On the second hand, this site is also famous for all the cinema and TV productions that have been shot in it since the early 20th century and amongst which we can point out “Calabuch” [18] (Figure 5), “El Cid” [19] (Figure 6), or the already mentioned “Game of thrones” (2011-2019) [10] (Figure 7). For the following study, we are opting for the latest two, as the tall walls of the city were considered accurate for both the recreations of the walled city of Valencia in the 11th century for the movie “El Cid” [19]and the fictional Middle-Aged walled city of Meeren in the very popular TV series “Game of Thrones” [10].

Figure 5. A scene from the film “Calabuch” (1956) shot at the Plaza de Armas, at the top of the historic complex of Peñíscola

Figure 6. A scene from the film “El Cid” (1961) shot at the Northern Beach and with views over the historic complex and the Castle of Pope Luna at the top of the tombolo

Figure 7. A scene from the TV series “Game of thrones” (2011-2019) shot alongside the Ramp of Felipe II

The sum of both cinema productions equals a total of four film sceneries, clearly indicated in a location plan (Figure 8). These four have been studied separately, identifying all the heritage goods that conform them, getting rid of all the stage decorations (Figure 8) and collecting them in the final plan where we can visualize the final cultural landscape (Figure 9).
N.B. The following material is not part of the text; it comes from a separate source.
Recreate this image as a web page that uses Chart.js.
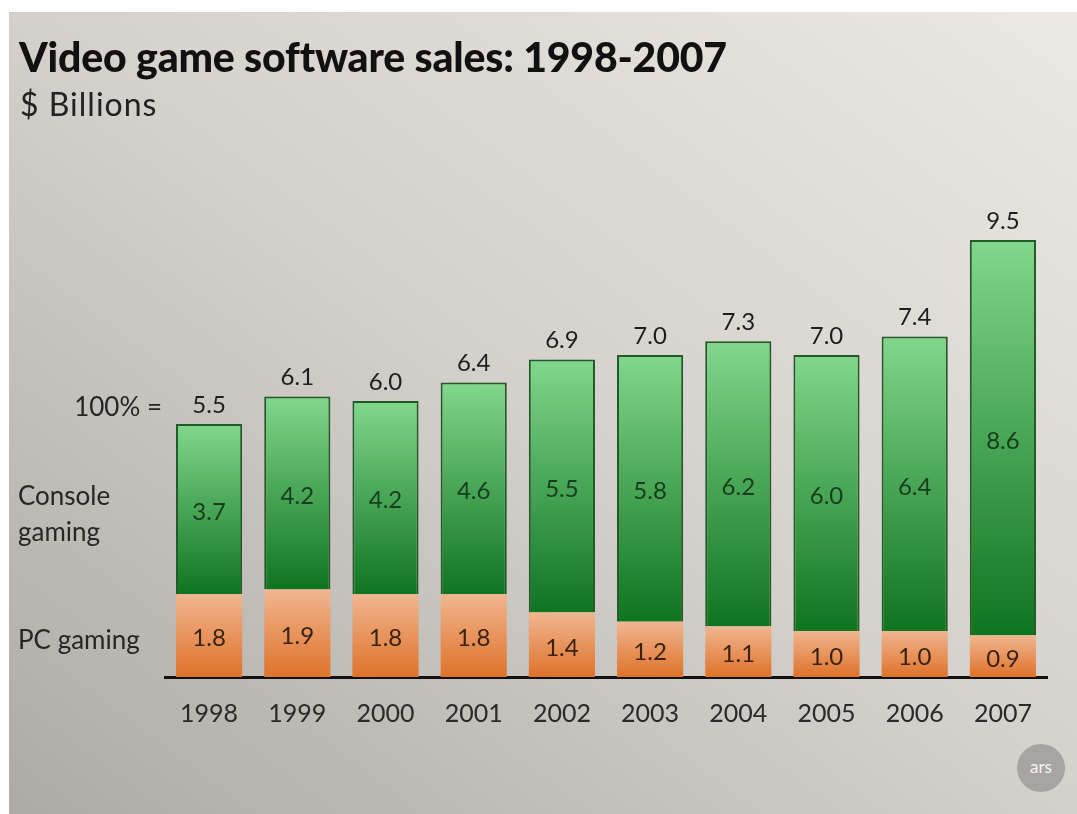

Figures 8. A Total of Four Film Sceneries: The Northern Beach and the Gate of Sant Pere, “El Cid” (1961) (red); “El Parque de la Artillería”, “Game of Thrones” (2011-2019) (blue); and the Ramp of Felipe II (in common) (Purple) and the study of its context, its heritage goods, its stage decoration and the an approximate location of the film cameras

Figure 9. The Resulting Cultural Landscape: The Items of the Cultural Landscape (01, 02, 03); the Medieval Walls (04, 05, 06); the Renaissance Walls (07-14)

3.2 The items and indicators of sustainable development

After having defined the cultural landscapes, we need to ask ourselves about the concerns and worries referred to the type of tourist destination, so that we can appeal to the right indicators that will support them. To do that, we newly have to resort to the book “Indicators of Sustainable Development for Tourism Destinations” which contains a large number of worries regarding the different tourist destinations [13]. We will pick up some of these to be evaluated and take them as a base for elaborating a final list of questions, indicators and their sources of information more focused on cultural heritage, film sceneries and how the latter influences the former.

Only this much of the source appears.